Material:
-- START --
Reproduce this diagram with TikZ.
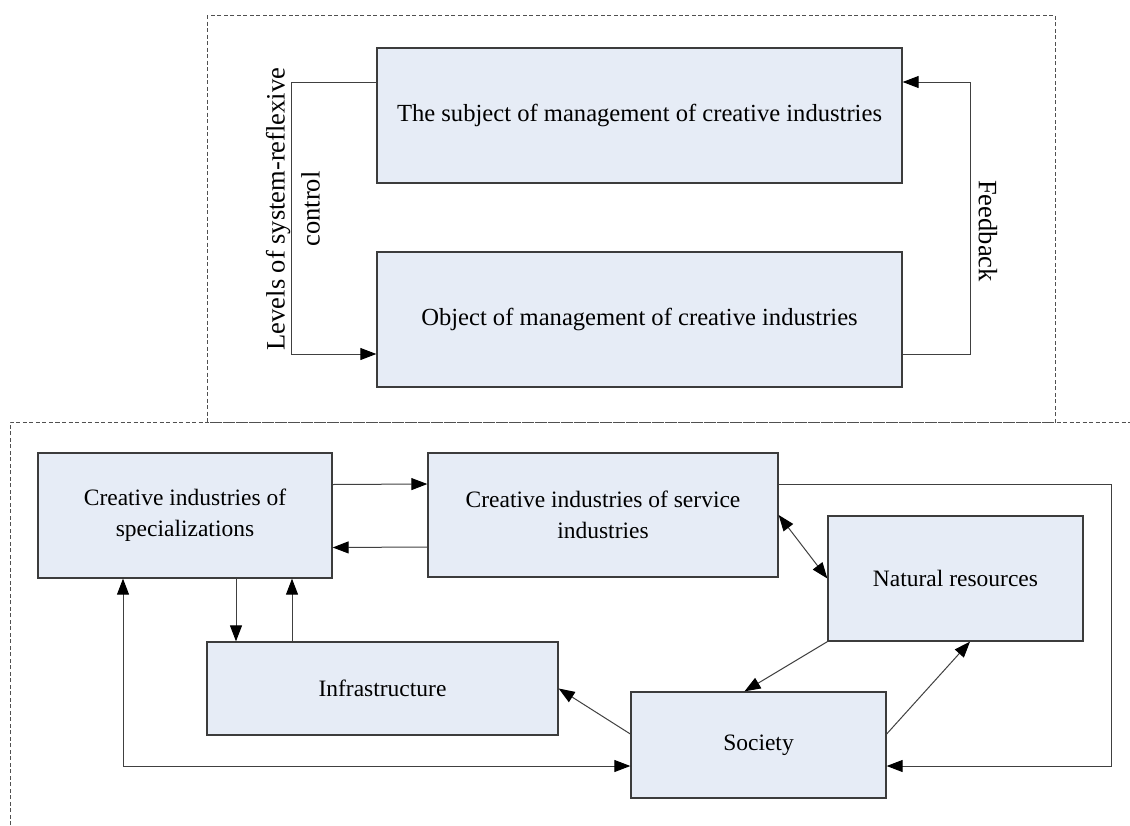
\documentclass[tikz,border=0pt]{standalone}
\usepackage{fontspec}
\setmainfont{Liberation Serif}
\usepackage{xcolor}
\usetikzlibrary{arrows.meta, positioning, calc}
\definecolor{boxfill}{RGB}{230,236,246}
\definecolor{boxline}{RGB}{60,60,60}
\definecolor{dashline}{RGB}{80,80,80}

\begin{document}
\begin{tikzpicture}[x=1pt, y=-1pt,
            block/.style={rectangle, draw=boxline, line width=1.3pt, fill=boxfill, inner sep=0pt, align=center, font=\fontsize{23.5}{31}\selectfont},
            arrow/.style={-{Triangle[length=16pt, width=12pt, black]}, line width=1pt, draw=black!75},
            biarrow/.style={{Triangle[length=16pt, width=12pt, black]}-{Triangle[length=16pt, width=12pt, black]}, line width=1pt, draw=black!75},
            zone/.style={dash pattern=on 4pt off 2.5pt, draw=dashline, line width=0.9pt},
            lbl/.style={font=\fontsize{26.5}{35}\selectfont, align=center, inner sep=0pt}
        ]
\useasboundingbox (0,0) rectangle (1130,825);

% Dashed zones
            \draw[zone] (207,15) rectangle (1055,422);
            \draw[zone] (10,825) -- (10,422) -- (1130,422);

% Management level
            \node[block, font=\fontsize{24.6}{31}\selectfont, minimum width=525pt, minimum height=135pt] (subj) at (639.5,115.5) {The subject of management of creative industries};
            \node[block, font=\fontsize{24.6}{31}\selectfont, minimum width=525pt, minimum height=135pt] (obj) at (639.5,319.5) {Object of management of creative industries};

% Creative industries system
            \node[block, minimum width=294pt, minimum height=125pt] (spec) at (185,515.5) {Creative industries of\\specializations};
            \node[block, minimum width=350pt, minimum height=124pt] (serv) at (603,515) {Creative industries of service\\industries};
            \node[block, minimum width=255pt, minimum height=125pt] (nat) at (955.5,578.5) {Natural resources};
            \node[block, minimum width=351pt, minimum height=93pt] (infra) at (382.5,688.5) {Infrastructure};
            \node[block, minimum width=255pt, minimum height=106pt] (soc) at (758.5,745) {Society};

% Control and feedback loops
            \draw[arrow] ([yshift=33.5pt]subj.west) -- ++(-85,0) |- ([yshift=-34.5pt]obj.west);
            \draw[arrow] ([yshift=-34.5pt]obj.east) -- ++(68,0) |- ([yshift=33.5pt]subj.east);
            \node[lbl, rotate=90] (levels) at (293,209) {Levels of system-reflexive\\control};
            \node[lbl, rotate=-90] (feedback) at (988,231) {Feedback};

% Links between the industries
            \draw[arrow] ([yshift=31pt]spec.east) -- ([yshift=31pt]serv.west);
            \draw[arrow] ([yshift=-32pt]serv.west) -- ([yshift=-32pt]spec.east);
            \draw[arrow] ([xshift=51pt]spec.south) -- ([xshift=51pt]spec.south |- infra.north);
            \draw[arrow] ([xshift=107pt]spec.south |- infra.north) -- ([xshift=107pt]spec.south);
            \draw[biarrow] (serv.east) -- (nat.west);
            \draw[arrow] (nat.south west) -- ([xshift=-14pt]soc.north);
            \draw[arrow] ([yshift=11pt]soc.east) -- ([xshift=14.5pt]nat.south);
            \draw[arrow] ([yshift=11pt]soc.west) -- (infra.east);
            \draw[biarrow] ([xshift=-62pt]spec.south) |- ([yshift=-21pt]soc.west);
            \coordinate (rloop) at (1111,484);
            \draw[arrow] ([yshift=31pt]serv.east) -- (rloop) |- ([yshift=-21pt]soc.east);

        \end{tikzpicture}
\end{document}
-- END --
What needs to be done:
Omitting all pictures, restate exactly the lines of the material from its start through the line that contains "(10,422) -- (1130,422);".

Exercise solution:
Reproduce this diagram with TikZ.
\documentclass[tikz,border=0pt]{standalone}
\usepackage{fontspec}
\setmainfont{Liberation Serif}
\usepackage{xcolor}
\usetikzlibrary{arrows.meta, positioning, calc}
\definecolor{boxfill}{RGB}{230,236,246}
\definecolor{boxline}{RGB}{60,60,60}
\definecolor{dashline}{RGB}{80,80,80}

\begin{document}
\begin{tikzpicture}[x=1pt, y=-1pt,
            block/.style={rectangle, draw=boxline, line width=1.3pt, fill=boxfill, inner sep=0pt, align=center, font=\fontsize{23.5}{31}\selectfont},
            arrow/.style={-{Triangle[length=16pt, width=12pt, black]}, line width=1pt, draw=black!75},
            biarrow/.style={{Triangle[length=16pt, width=12pt, black]}-{Triangle[length=16pt, width=12pt, black]}, line width=1pt, draw=black!75},
            zone/.style={dash pattern=on 4pt off 2.5pt, draw=dashline, line width=0.9pt},
            lbl/.style={font=\fontsize{26.5}{35}\selectfont, align=center, inner sep=0pt}
        ]
\useasboundingbox (0,0) rectangle (1130,825);

% Dashed zones
            \draw[zone] (207,15) rectangle (1055,422);
            \draw[zone] (10,825) -- (10,422) -- (1130,422);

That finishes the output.